Havaya, suya, toprağa ve hayata…
Havaya, suya, toprağa ve hayata desek de aslında tümü gönlümüze, ömrümüze ve umudumuza düşmüyor mu?
Eğer baharın kapısıysa cemreler ve doğanın uyanışı ise bizler de o doğanın parçası değil miyiz? Bizlerin de bahara yani umuda açılan kapımız değil mi cemreler?
Tek fark, insana cemre, dördüncü cemre zamansız ve apansız düşer.
***
Havaya düştü ilk. Suyu, çiçekleri, kuşları ve sıcaklığı yanına alarak. Sert, boğucu ve kasvetli gökyüzünden daha sevecen ve sıcak bir mavi aralanır önce.
Mağaralarından, kovuklarından, kuytularından esneyerek çıkan hayvanlar, tek başlarına yattıkları uykularından anne olup, aile olup çıkarlar daha sonra. Henüz derin ormanların erimemiş karları üzerindeki izlerden, yanı başınızdaki çalılıklardan gelen seslerden anlarsınız bunu. Tarlalara karışan tilkiler, heyecan dolu geyiklerin koşuşturmalarından ve daha nicesinden havaya düşen cemrenin aslında hayvanların hayata uyanışına düştüğünü anlarsınız.
***
Suya düşer sonra cemre. Durgun göletlerin erimeye yüz tutmuş buzları arasından titreterek iner suya.

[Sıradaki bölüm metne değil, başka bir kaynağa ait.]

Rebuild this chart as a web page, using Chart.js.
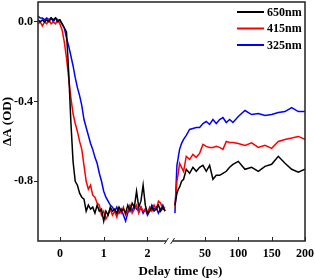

Göçmen kuşlara davettir aslında suya düşen cemre. Kuytu sulara saklanmış ördeklere, denize yakın yerlerde balıkçıllara ve gökyüzünde güneyden kuzeye uçuşan ve ilahi güzellikteki turnalara davettir bu cemre. Ve hiçbiri de karşılıksız bırakmaz bu daveti. Cemre suya düştükten hemen sonra bir bakarsınız ki her yanda kuş cıvıltıları ilk cemredeki çiçeklerin renklerine karışır.
Ardından her yanda derecikler kendi özgürlüklerine akarken, durgun suya tül gibi bir esinti düşerek bu ikici cemre de tamamlanır.
***
Toprağa düşer sonra cemre. Kar henüz tam da kalkmamışken üzerinden. Cemrenin de habercisi olan o mağrur kardelenler güneşe uzattı ilk taç yapraklarını. Ve arkasından cemreye eş çiğdemler sardı ortalığı.

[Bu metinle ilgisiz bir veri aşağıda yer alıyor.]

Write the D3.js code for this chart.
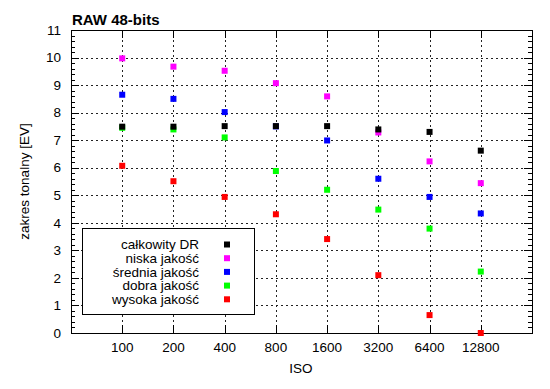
<!DOCTYPE html>
<html>
<head>
<meta charset="utf-8">
<script src="https://cdn.jsdelivr.net/npm/d3@7"></script>
<style>
  body { margin: 0; background: #fff; }
  svg { display: block; font-family: "Liberation Sans", Arial, sans-serif; }
</style>
</head>
<body>
<div id="chart"></div>
<script>
// ISO steps on the x axis
const isoValues = [100, 200, 400, 800, 1600, 3200, 6400, 12800];
const yTicks = [0, 1, 2, 3, 4, 5, 6, 7, 8, 9, 10, 11];

const seriesNames = ["całkowity DR", "niska jakość", "średnia jakość", "dobra jakość", "wysoka jakość"];
const seriesColors = ["#000000", "#ff00ff", "#0000ff", "#00ff00", "#ff0000"];

// values [EV]
const calkowity = [7.49, 7.49, 7.51, 7.51, 7.51, 7.39, 7.30, 6.62];
const niska     = [9.97, 9.67, 9.52, 9.07, 8.59, 7.28, 6.23, 5.44];
const srednia   = [8.65, 8.50, 8.02, 7.50, 6.99, 5.60, 4.94, 4.34];
const dobra     = [7.45, 7.39, 7.10, 5.88, 5.20, 4.48, 3.79, 2.23];
const wysoka    = [6.07, 5.51, 4.94, 4.31, 3.41, 2.10, 0.65, 0.00];

const seriesValues = [calkowity, niska, srednia, dobra, wysoka];

const width = 550, height = 389;
const pLeft = 71, pRight = 532, pTop = 30, pBottom = 333;
const fs = "13.5px";

const x = d3.scaleLog().base(2).domain([50, 25600]).range([pLeft, pRight]);
const y = d3.scaleLinear().domain([0, 11]).range([pBottom, pTop]);

const svg = d3.select("#chart").append("svg")
  .attr("width", width)
  .attr("height", height);

// grid lines
svg.append("g")
  .selectAll("line")
  .data(yTicks.slice(1, -1))
  .enter().append("line")
  .attr("x1", pLeft).attr("x2", pRight)
  .attr("y1", d => Math.round(y(d)) + 0.5).attr("y2", d => Math.round(y(d)) + 0.5)
  .attr("stroke", "#222").attr("stroke-width", 1)
  .attr("stroke-dasharray", "2,3");

svg.append("g")
  .selectAll("line")
  .data(isoValues)
  .enter().append("line")
  .attr("x1", d => Math.round(x(d)) + 0.5).attr("x2", d => Math.round(x(d)) + 0.5)
  .attr("y1", pTop).attr("y2", pBottom)
  .attr("stroke", "#222").attr("stroke-width", 1)
  .attr("stroke-dasharray", "2,3");

// y ticks, left and mirrored right (major + minor)
const minor = d3.range(0, 11.001, 0.2).map(v => Math.round(v * 10) / 10);
const tickG = svg.append("g").attr("stroke", "#000").attr("stroke-width", 1);
minor.forEach(v => {
  const major = Number.isInteger(v);
  const len = major ? 8 : 4;
  const yy = Math.round(y(v)) + 0.5;
  tickG.append("line").attr("x1", pLeft).attr("x2", pLeft + len).attr("y1", yy).attr("y2", yy);
  tickG.append("line").attr("x1", pRight - len).attr("x2", pRight).attr("y1", yy).attr("y2", yy);
});
isoValues.forEach(v => {
  const xx = Math.round(x(v)) + 0.5;
  tickG.append("line").attr("x1", xx).attr("x2", xx).attr("y1", pBottom).attr("y2", pBottom - 8);
  tickG.append("line").attr("x1", xx).attr("x2", xx).attr("y1", pTop).attr("y2", pTop + 8);
});

// border
svg.append("rect")
  .attr("x", pLeft + 0.5).attr("y", pTop + 0.5)
  .attr("width", pRight - pLeft).attr("height", pBottom - pTop)
  .attr("fill", "none").attr("stroke", "#000").attr("stroke-width", 1);

// tick labels
svg.append("g")
  .selectAll("text")
  .data(yTicks)
  .enter().append("text")
  .attr("x", 61)
  .attr("y", d => y(d))
  .attr("dy", "0.35em")
  .attr("text-anchor", "end")
  .style("font-size", fs)
  .text(d => d);

svg.append("g")
  .selectAll("text")
  .data(isoValues)
  .enter().append("text")
  .attr("x", d => x(d))
  .attr("y", 347)
  .attr("dy", "0.35em")
  .attr("text-anchor", "middle")
  .style("font-size", fs)
  .text(d => d);

// axis titles
svg.append("text")
  .attr("x", 301).attr("y", 368).attr("dy", "0.35em")
  .attr("text-anchor", "middle")
  .style("font-size", fs)
  .text("ISO");

svg.append("text")
  .attr("transform", "translate(24," + (pTop + pBottom) / 2 + ") rotate(-90)")
  .attr("dy", "0.35em")
  .attr("text-anchor", "middle")
  .style("font-size", fs)
  .text("zakres tonalny [EV]");

svg.append("text")
  .attr("x", 72).attr("y", 25)
  .style("font-size", "15px")
  .style("font-weight", "bold")
  .text("RAW 48-bits");

// points - black drawn last so it sits on top
const sq = 6;
for (let s = seriesValues.length - 1; s >= 0; s--) {
  svg.append("g")
    .selectAll("rect")
    .data(seriesValues[s])
    .enter().append("rect")
    .attr("x", (d, i) => x(isoValues[i]) - sq / 2)
    .attr("y", d => y(d) - sq / 2)
    .attr("width", sq).attr("height", sq)
    .attr("fill", seriesColors[s]);
}

// legend
const legend = svg.append("g");
legend.append("rect")
  .attr("x", 82.5).attr("y", 228.5)
  .attr("width", 172).attr("height", 86)
  .attr("fill", "#fff").attr("stroke", "#000").attr("stroke-width", 1);

seriesNames.forEach((name, i) => {
  const yy = 244.5 + i * 13.7;
  legend.append("text")
    .attr("x", 199).attr("y", yy).attr("dy", "0.35em")
    .attr("text-anchor", "end")
    .style("font-size", fs)
    .text(name);
  legend.append("rect")
    .attr("x", 227 - sq / 2).attr("y", yy - sq / 2)
    .attr("width", sq).attr("height", sq)
    .attr("fill", seriesColors[i]);
});
</script>
</body>
</html>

Mitolojide çok geniş yer bulur çiğdem. Oluşumuna dair de birçok söylencesi var. Ama en çok bilineni ise çok güzel bir dostluk hikâyesinin trajik biten sonu ile ilgilidir.
Krokus adında yakışıklı ama ölümlü bir delikanlının en yakın arkadaşı haberci tanrı Hermes’tir. Her dakikalarını birlikte geçirirler. Ama mitolojide olduğu gibi her güzel giden ilişki acı bir sonla biter ya, işte burada da aynısı olur. Çünkü Hermes, en yakın arkadaşı Krokus’u yanlışlıkla öldürür. Olayın gerçekleştiği o anda birden bire küçük, narin bir çiçek çıkar topraktan, Krokus’un ayakları altından. Ve bu çiçeğin üzerine de can vermekte olan Krokus’un üç damla kanı akar. O çiçek çiğdem olur, o çiğdem unutulamayacak acıların içinde yarına taşınacak umut olur.
Toprağa düşen cemrenin yoldaşıdır ya çiçekler. İşte bu cemrenin son günlerine doğru da sıklamenler, patılar ve çuhalar da boy gösterir, kara kışı alt etmenin erinciyle.
***
İnsanın gönlüne düşer dördüncü cemre de. Hayattan pay alan, umuttan pay alan cemredir.
Hani doğaya düşen üç cemre gibi, sayılı, sıralı ve zamanı da belli değildir. Her ne kadar bu üç cemreden, doğanın bir parçası olarak pay alsak da, insana düşen cemre zamansız, apansız ama doğa gibi içleri ısıtacaklayın olur.
Aslında doğanın dışında insanın ömrüne düşen dördüncü cemrenin adını da, kavramını da Siyami Özel yazıp da insanlığa sunmamış mı?
Dördüncü Cemre
Nasıl da kalbime düştü birdenbire
Öyle tatlı, öyle ılık
En güzel baharını yaşıyorum ömrümün
İçim dışım aydınlık
Ne üzerine laf katılacak, ne yorumlanacak bir şiir. Öylece içe sinen cemre gibi huzur veren tatlılığında okumak sadece bize düşen. Aynı doğaya düşen üç cemreyi huzur içinde algılayıp, ışığa uyanan doğayı saygıyla selamlamaktan başka.